The APOE Gene and Vascular Dementia Risk
Beyond these rare single-gene disorders, a more common genetic factor influences vascular dementia risk in the broader population. The APOE gene, well known for its link to Alzheimer’s disease, also affects vascular dementia. Everyone carries two copies of APOE, and each copy can be one of three variants: e2, e3, or e4. The e4 variant is the one that raises risk.

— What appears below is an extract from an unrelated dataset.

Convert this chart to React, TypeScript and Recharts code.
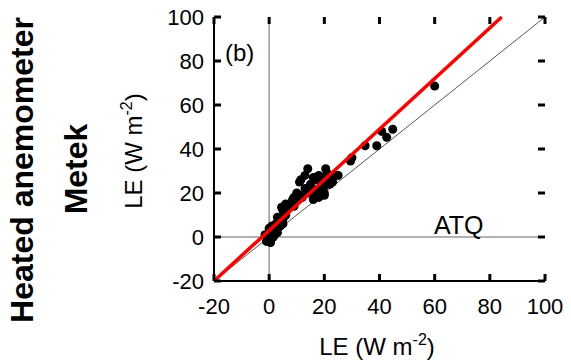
import {
  ScatterChart, Scatter, XAxis, YAxis, ZAxis,
} from 'recharts'

// LE from ATQ (x) against LE from Metek heated anemometer (y), W m-2
const leAtq = [
  -1, -0.5, 0, 0.5, 1, -1.5, 0, 1, 2, 0.5, 1.5, 2, 3, 3, 2.5, 4, 4, 5, 5, 3,
  4.5, 5, 6, 7, 8.5, 9, 10, 11, 12, 13, 14, 15, 16, 17, 18, 19, 20, 21, 22, 23,
  24, 20, 18, 16, 11.5, 14, 15, 16, 17, 18, 19, 20.5, 21, 22, 23, 11, 13, 20, 25, 29.5,
  30, 34.8, 39, 40.8, 42.6, 44.8, 60, 6, 9, 10,
]
const leMetek = [
  -2, 0, 1, -1.5, 2, 1, 4, 5, 3, -2.5, 0, 1, 2, 4, 6, 5, 7, 8, 6, 9,
  13.5, 12, 10, 14, 17, 14, 17, 19, 18, 22, 20, 23, 19, 21, 22, 24, 23, 25, 26, 27,
  28, 20, 18, 17, 26, 31, 24, 27, 26, 28, 27, 31, 29, 24, 25, 25, 28, 19, 28, 34.5,
  36, 41.5, 41.5, 48, 45.3, 49, 68.6, 15, 18, 20,
]

// regression line end points and 1:1 line
const fitX = [-20, 84.3]
const fitY = [-20, 100]
const oneToOne = [-20, 100]

const TICKS = [-20, 0, 20, 40, 60, 80, 100]
const DOMAIN: [number, number] = [-20, 100]
const [LO, HI] = DOMAIN

const points = leAtq.map((x, i) => ({ x, y: leMetek[i] }))
const fitLine = fitX.map((x, i) => ({ x, y: fitY[i] }))
const diagLine = oneToOne.map((v) => ({ x: v, y: v }))
const zeroV = DOMAIN.map((v) => ({ x: 0, y: v }))
const zeroH = DOMAIN.map((v) => ({ x: v, y: 0 }))

// inward tick marks on the four sides of the box
const bottomTicks = TICKS.map((t) => ({ x: t, y: LO }))
const topTicks = TICKS.map((t) => ({ x: t, y: HI }))
const leftTicks = TICKS.map((t) => ({ x: LO, y: t }))
const rightTicks = TICKS.map((t) => ({ x: HI, y: t }))

const FONT = '"Liberation Sans", Arial, sans-serif'
const AXIS_LINE = { stroke: '#000', strokeWidth: 2 }
const TL = 7
const noShape = () => <g />
const tickMark = (dx: number, dy: number) => (p: any) => (
  <line x1={p.cx} y1={p.cy} x2={p.cx + dx} y2={p.cy + dy} stroke="#000" strokeWidth={3} />
)

export default function App() {
  return (
    <div
      style={{
        position: 'absolute', left: 0, top: 0, width: 571, height: 360,
        background: '#fff', fontFamily: FONT,
      }}
    >
      <ScatterChart
        width={571}
        height={360}
        margin={{ top: 17, right: 26, bottom: 29, left: 0 }}
      >
        <XAxis
          type="number"
          dataKey="x"
          domain={DOMAIN}
          ticks={TICKS}
          height={50}
          axisLine={AXIS_LINE}
          tickLine={false}
          tickMargin={11}
          tick={{ fill: '#000', fontSize: 22 }}
        />
        <XAxis
          xAxisId="top"
          orientation="top"
          type="number"
          dataKey="x"
          domain={DOMAIN}
          mirror
          height={0}
          axisLine={AXIS_LINE}
          tickLine={false}
          tick={false}
        />
        <YAxis
          type="number"
          dataKey="y"
          domain={DOMAIN}
          ticks={TICKS}
          width={214}
          axisLine={AXIS_LINE}
          tickLine={false}
          tickMargin={4}
          tick={{ fill: '#000', fontSize: 22 }}
        />
        <YAxis
          yAxisId="right"
          orientation="right"
          type="number"
          dataKey="y"
          domain={DOMAIN}
          mirror
          width={0}
          axisLine={AXIS_LINE}
          tickLine={false}
          tick={false}
        />
        <ZAxis range={[72, 72]} />
        <Scatter data={zeroV} line={{ stroke: '#999', strokeWidth: 1.5 }} shape={noShape} isAnimationActive={false} />
        <Scatter data={zeroH} line={{ stroke: '#999', strokeWidth: 1.5 }} shape={noShape} isAnimationActive={false} />
        <Scatter data={diagLine} line={{ stroke: '#555', strokeWidth: 1 }} shape={noShape} isAnimationActive={false} />
        <Scatter data={points} fill="#000" isAnimationActive={false} />
        <Scatter
          data={fitLine}
          xAxisId="top"
          yAxisId="right"
          line={{ stroke: '#ff0000', strokeWidth: 3.5 }}
          shape={noShape}
          isAnimationActive={false}
        />
        <Scatter data={bottomTicks} shape={tickMark(0, -TL)} isAnimationActive={false} />
        <Scatter data={topTicks} shape={tickMark(0, TL)} isAnimationActive={false} />
        <Scatter data={leftTicks} shape={tickMark(TL, 0)} isAnimationActive={false} />
        <Scatter data={rightTicks} shape={tickMark(-TL, 0)} isAnimationActive={false} />
      </ScatterChart>
      <svg
        width={571}
        height={360}
        style={{ position: 'absolute', left: 0, top: 0, pointerEvents: 'none' }}
        fontFamily={FONT}
      >
        <text x={225} y={61} fontSize={24} fill="#000">(b)</text>
        <text x={434} y={234} fontSize={25} fill="#000">ATQ</text>
        <text x={377} y={355} fontSize={24} fill="#000" textAnchor="middle">
          LE (W m<tspan fontSize={16} dy={-10}>-2</tspan><tspan dy={10}>)</tspan>
        </text>
        <text transform="translate(142,151) rotate(-90)" fontSize={24} fill="#000" textAnchor="middle">
          LE (W m<tspan fontSize={16} dy={-10}>-2</tspan><tspan dy={10}>)</tspan>
        </text>
        <text transform="translate(87,169) rotate(-90)" fontSize={32} fontWeight="bold" fill="#000" textAnchor="middle">
          Metek
        </text>
        <text transform="translate(33,170) rotate(-90)" fontSize={32} fontWeight="bold" fill="#000" textAnchor="middle">
          Heated anemometer
        </text>
      </svg>
    </div>
  )
}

A large population study from Cache County, Utah found that carrying one copy of the e4 variant raised vascular dementia risk by about 60%, while carrying two copies (one from each parent) raised it more than fourfold. When researchers grouped all e4 carriers together, regardless of how many copies they had, the overall risk was roughly 85% higher than for people with no e4 variants. This gene variant alone accounted for nearly 20% of all vascular dementia cases in the study population.
What makes this finding particularly striking is that the increased risk persisted even after researchers accounted for the usual cardiovascular culprits: high blood pressure, diabetes, high cholesterol, prior strokes, and heart attacks. In other words, APOE e4 appears to raise vascular dementia risk through some mechanism beyond its effect on traditional cardiovascular risk factors. Carrying the e4 variant doesn’t mean you’ll develop vascular dementia, but it does mean your baseline risk is higher than average.
How This Compares to Alzheimer’s Heritability
Alzheimer’s disease has a stronger genetic component than vascular dementia overall. Twin studies estimate Alzheimer’s heritability at roughly 55% to 61%, meaning genetics explain more than half the variation in who develops the disease. Estimates across different study types range widely, from as low as 3% to as high as 79%, depending on methodology, but family-based studies consistently point to a substantial genetic influence.
No equivalent large-scale heritability estimate exists for vascular dementia. The genetic contribution is generally considered smaller because the disease depends so heavily on cardiovascular health, which is shaped by diet, exercise, smoking, and other modifiable factors. The inherited component is real but sits alongside, and often behind, these lifestyle influences.
When Family History Matters Most
Certain patterns in a family’s medical history raise the possibility of an inherited form of vascular dementia. The most important red flags are strokes or dementia occurring before age 60, especially if multiple family members across generations are affected. A family pattern of early migraines followed by strokes in midlife is particularly suggestive of CADASIL.
For the more common, non-inherited form of vascular dementia, a family history of high blood pressure, stroke, or diabetes is still relevant. These conditions have their own genetic components, so a strong family history of cardiovascular disease means your risk of eventually developing vascular dementia is higher than someone without that history. The difference is that these risks are modifiable. Managing blood pressure, blood sugar, and cholesterol can substantially reduce the likelihood of vascular damage to the brain, even if your genetic starting point is less favorable.
If you have a family member who developed vascular dementia before age 60, or if multiple relatives have had unexplained strokes at young ages, genetic testing for conditions like CADASIL may be worth discussing with a specialist. For most people with a family history of later-onset vascular dementia, the more productive focus is on the cardiovascular risk factors you can control.